• Details
  • Service: Tax, Global Indirect Tax, Global Compliance Management Services
    Type: Regulatory update
    Date: 1/27/2012

    Ireland - EC requests modification of tax regime for certain motor vehicles 

    January 27:   The European Commission formally requested Ireland to modify how motor vehicles less than three months old are taxed so that the Irish rules comply with EU law.

    According to an EC release (IP/12/62, 26 January 2012), the European Court of Justice (ECJ) established that a vehicle starts to lose its value as soon as it is bought or brought into use. Also, under EU case law on car taxation, the amount of tax due cannot exceed the amount of tax supported by similar vehicles that are already registered in the national territory and are incorporated in their value. EU rules prohibit Member States from imposing higher taxes on products of other Member States than imposed on similar domestic products.
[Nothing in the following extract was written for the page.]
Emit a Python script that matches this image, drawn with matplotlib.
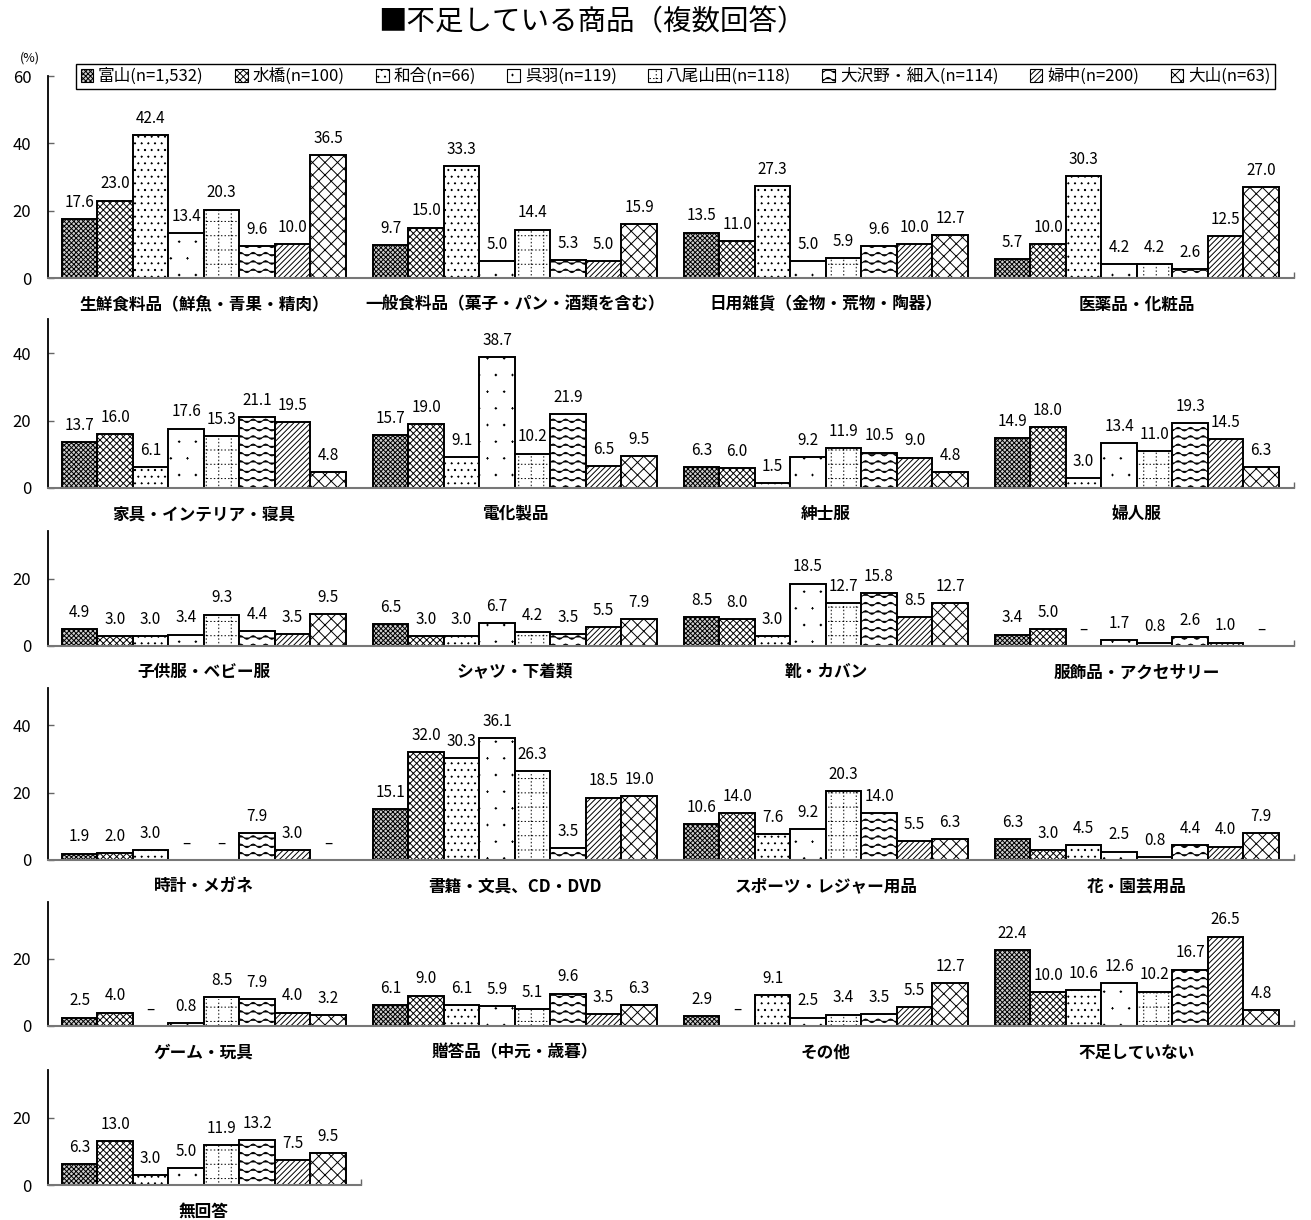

The intention is to allow for complete neutrality of internal taxation regarding competition between products already on the domestic market and imported products.


    Under Irish law, vehicles that are less than three months old or cars that have travelled less than 3,000 km are taxed the same as new vehicles. The EC views this treatment as a “discrimination” of these vehicles because they are proportionally subject to more tax than new vehicles purchased in Ireland.


    The request made by the EC of Ireland, to modify its taxation of vehicles, is in the form of “a reasoned opinion” (the second stage of an infringement procedure). If the Irish rules are not brought into compliance within two months, the EC may refer the matter to the European Court of Justice.